Given task
Exactly as written, write out the lines below from the first to the one containing "from matplotlib.ticker import", inclusive. Pictures do not belong in the copy.

Data section
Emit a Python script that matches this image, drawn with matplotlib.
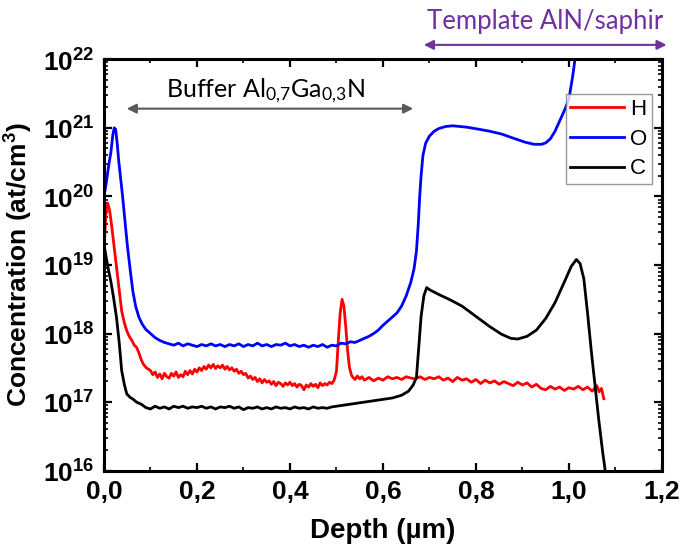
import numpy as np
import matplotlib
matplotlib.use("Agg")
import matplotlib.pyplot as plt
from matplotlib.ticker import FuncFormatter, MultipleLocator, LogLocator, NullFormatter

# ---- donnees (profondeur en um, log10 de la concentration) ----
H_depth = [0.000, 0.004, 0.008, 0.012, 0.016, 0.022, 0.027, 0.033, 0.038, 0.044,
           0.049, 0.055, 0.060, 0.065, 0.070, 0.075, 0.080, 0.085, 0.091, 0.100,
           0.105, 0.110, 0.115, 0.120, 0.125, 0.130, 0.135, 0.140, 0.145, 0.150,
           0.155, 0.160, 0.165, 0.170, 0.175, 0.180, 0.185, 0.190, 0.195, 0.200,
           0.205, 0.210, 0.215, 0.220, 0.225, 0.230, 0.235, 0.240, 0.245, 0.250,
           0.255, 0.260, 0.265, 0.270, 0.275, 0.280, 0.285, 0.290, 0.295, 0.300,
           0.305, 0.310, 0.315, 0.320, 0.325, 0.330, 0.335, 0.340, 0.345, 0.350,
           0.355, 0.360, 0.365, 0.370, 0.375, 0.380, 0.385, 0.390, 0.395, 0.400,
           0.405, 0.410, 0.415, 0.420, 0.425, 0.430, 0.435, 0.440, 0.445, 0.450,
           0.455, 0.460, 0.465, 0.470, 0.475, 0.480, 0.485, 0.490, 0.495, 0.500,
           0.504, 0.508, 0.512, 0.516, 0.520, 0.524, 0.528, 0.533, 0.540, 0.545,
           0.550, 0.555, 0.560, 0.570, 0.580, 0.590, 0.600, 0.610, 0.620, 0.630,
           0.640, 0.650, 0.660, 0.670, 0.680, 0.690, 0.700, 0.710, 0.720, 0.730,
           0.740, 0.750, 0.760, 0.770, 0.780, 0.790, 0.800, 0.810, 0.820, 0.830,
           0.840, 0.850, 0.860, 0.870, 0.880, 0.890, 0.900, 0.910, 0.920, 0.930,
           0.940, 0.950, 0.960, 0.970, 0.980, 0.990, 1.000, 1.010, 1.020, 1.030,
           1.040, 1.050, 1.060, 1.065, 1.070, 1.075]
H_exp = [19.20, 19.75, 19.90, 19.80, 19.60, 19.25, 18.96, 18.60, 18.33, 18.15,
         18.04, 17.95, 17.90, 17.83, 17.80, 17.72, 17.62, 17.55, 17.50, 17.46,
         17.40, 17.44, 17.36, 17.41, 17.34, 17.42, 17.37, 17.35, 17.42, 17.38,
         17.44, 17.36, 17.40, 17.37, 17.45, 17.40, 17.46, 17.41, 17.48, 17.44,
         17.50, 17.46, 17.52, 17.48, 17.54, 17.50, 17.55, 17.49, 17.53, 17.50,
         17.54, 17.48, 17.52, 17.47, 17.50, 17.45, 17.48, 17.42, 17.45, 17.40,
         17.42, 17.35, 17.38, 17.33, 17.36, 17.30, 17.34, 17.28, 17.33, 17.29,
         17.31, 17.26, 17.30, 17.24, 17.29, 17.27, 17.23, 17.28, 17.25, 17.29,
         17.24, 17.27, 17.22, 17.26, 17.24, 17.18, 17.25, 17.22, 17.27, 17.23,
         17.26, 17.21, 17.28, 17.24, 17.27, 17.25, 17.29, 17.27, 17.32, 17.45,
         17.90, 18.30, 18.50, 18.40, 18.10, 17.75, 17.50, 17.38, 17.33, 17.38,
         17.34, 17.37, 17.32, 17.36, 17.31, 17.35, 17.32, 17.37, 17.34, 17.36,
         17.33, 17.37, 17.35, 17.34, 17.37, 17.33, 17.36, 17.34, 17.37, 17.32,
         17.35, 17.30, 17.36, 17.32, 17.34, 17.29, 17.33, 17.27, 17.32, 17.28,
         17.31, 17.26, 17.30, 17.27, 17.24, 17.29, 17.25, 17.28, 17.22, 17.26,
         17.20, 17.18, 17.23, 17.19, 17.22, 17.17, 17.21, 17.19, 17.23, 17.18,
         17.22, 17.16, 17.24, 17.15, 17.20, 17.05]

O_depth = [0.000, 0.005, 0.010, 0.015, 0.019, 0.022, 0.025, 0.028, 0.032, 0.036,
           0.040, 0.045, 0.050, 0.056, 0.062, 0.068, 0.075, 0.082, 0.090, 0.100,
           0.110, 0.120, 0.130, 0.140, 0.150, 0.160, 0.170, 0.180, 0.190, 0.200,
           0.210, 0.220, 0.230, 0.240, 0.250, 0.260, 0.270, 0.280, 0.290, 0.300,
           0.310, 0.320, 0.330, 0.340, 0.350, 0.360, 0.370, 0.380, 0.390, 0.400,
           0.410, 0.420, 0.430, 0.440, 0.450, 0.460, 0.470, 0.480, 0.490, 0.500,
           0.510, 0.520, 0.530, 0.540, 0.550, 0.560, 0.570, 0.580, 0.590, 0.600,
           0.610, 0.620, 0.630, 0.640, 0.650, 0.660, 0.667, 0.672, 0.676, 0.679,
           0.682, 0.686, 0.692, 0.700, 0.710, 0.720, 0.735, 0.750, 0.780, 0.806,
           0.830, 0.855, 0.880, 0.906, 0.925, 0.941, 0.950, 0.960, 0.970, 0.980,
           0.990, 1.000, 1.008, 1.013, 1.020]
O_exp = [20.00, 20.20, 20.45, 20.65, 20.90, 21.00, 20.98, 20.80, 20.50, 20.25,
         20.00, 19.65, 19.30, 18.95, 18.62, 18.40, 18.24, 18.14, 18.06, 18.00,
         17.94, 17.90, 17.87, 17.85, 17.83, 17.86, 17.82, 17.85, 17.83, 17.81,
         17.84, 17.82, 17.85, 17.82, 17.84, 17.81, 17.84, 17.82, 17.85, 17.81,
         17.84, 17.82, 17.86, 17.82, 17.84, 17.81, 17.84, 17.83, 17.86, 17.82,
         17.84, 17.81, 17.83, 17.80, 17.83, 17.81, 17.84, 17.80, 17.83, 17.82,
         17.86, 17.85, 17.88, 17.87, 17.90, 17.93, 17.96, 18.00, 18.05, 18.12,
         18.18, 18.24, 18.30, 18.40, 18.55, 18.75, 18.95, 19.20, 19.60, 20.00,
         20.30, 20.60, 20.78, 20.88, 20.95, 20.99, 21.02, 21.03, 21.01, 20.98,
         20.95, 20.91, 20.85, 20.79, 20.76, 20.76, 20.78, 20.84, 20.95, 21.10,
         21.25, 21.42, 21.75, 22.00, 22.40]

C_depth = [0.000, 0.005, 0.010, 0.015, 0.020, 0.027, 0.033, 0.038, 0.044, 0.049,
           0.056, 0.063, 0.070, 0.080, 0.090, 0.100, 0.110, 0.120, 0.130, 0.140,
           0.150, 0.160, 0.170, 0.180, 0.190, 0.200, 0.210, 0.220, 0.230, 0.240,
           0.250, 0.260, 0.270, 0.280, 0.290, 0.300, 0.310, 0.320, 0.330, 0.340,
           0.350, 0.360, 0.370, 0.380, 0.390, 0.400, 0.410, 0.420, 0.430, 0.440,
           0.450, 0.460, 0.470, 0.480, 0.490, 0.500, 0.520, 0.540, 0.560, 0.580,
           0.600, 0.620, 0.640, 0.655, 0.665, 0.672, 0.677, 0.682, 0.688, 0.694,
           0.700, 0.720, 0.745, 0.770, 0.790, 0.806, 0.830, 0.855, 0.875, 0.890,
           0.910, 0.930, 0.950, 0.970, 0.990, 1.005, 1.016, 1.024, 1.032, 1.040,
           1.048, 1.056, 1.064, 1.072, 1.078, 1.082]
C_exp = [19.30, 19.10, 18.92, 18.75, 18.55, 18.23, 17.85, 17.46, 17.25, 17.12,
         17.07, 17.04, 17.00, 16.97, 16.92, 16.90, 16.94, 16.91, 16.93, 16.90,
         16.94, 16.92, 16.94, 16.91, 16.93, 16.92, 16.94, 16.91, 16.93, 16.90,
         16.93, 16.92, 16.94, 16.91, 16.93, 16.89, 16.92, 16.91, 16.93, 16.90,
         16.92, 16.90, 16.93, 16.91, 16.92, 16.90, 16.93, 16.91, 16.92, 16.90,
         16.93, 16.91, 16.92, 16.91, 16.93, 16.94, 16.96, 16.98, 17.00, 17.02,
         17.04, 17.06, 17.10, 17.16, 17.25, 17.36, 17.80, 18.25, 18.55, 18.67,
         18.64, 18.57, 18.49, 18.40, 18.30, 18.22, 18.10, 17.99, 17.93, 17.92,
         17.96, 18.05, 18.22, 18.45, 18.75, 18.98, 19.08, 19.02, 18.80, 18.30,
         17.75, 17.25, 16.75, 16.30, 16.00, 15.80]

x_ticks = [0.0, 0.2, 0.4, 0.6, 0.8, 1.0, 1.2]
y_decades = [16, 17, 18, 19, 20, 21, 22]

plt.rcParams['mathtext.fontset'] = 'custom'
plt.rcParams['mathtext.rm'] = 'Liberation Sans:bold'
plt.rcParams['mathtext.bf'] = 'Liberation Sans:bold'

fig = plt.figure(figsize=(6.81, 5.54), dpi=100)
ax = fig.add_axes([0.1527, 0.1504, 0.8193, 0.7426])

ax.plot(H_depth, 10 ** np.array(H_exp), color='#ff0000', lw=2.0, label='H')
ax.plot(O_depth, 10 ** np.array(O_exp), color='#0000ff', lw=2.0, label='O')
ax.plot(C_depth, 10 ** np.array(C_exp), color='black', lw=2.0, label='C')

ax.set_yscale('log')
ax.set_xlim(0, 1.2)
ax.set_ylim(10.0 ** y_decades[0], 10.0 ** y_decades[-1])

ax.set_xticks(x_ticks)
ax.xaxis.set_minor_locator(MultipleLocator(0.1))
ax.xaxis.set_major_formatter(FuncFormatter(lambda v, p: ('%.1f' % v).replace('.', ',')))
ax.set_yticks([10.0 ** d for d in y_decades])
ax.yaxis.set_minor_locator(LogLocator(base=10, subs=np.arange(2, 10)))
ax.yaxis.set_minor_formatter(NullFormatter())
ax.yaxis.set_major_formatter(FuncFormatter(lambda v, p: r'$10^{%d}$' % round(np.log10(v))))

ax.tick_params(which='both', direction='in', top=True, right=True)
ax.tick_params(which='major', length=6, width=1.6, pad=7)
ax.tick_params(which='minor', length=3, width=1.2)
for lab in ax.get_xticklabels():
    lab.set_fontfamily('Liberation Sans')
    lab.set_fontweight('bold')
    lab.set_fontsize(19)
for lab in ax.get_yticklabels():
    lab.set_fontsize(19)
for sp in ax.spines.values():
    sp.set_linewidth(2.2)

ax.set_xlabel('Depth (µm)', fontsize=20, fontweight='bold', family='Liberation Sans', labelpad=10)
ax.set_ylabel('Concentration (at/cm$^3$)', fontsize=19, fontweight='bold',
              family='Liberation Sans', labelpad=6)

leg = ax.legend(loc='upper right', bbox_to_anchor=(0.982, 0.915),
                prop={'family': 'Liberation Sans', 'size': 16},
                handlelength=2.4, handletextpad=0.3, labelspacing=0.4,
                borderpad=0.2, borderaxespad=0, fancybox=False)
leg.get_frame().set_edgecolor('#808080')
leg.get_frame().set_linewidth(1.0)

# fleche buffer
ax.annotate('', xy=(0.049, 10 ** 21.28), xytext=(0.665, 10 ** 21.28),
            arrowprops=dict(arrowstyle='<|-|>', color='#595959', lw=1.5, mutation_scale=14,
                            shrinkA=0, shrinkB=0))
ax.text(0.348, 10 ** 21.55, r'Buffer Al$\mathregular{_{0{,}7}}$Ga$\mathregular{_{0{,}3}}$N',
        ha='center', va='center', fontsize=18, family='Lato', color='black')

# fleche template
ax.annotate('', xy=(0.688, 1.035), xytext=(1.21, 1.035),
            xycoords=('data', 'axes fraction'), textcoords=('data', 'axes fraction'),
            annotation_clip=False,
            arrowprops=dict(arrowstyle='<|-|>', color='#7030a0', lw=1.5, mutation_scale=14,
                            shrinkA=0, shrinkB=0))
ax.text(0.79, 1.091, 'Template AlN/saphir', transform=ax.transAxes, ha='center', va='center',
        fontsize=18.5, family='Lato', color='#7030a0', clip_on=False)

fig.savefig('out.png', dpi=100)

Task answer
Emit a Python script that matches this image, drawn with matplotlib.
import numpy as np
import matplotlib
matplotlib.use("Agg")
import matplotlib.pyplot as plt
from matplotlib.ticker import FuncFormatter, MultipleLocator, LogLocator, NullFormatter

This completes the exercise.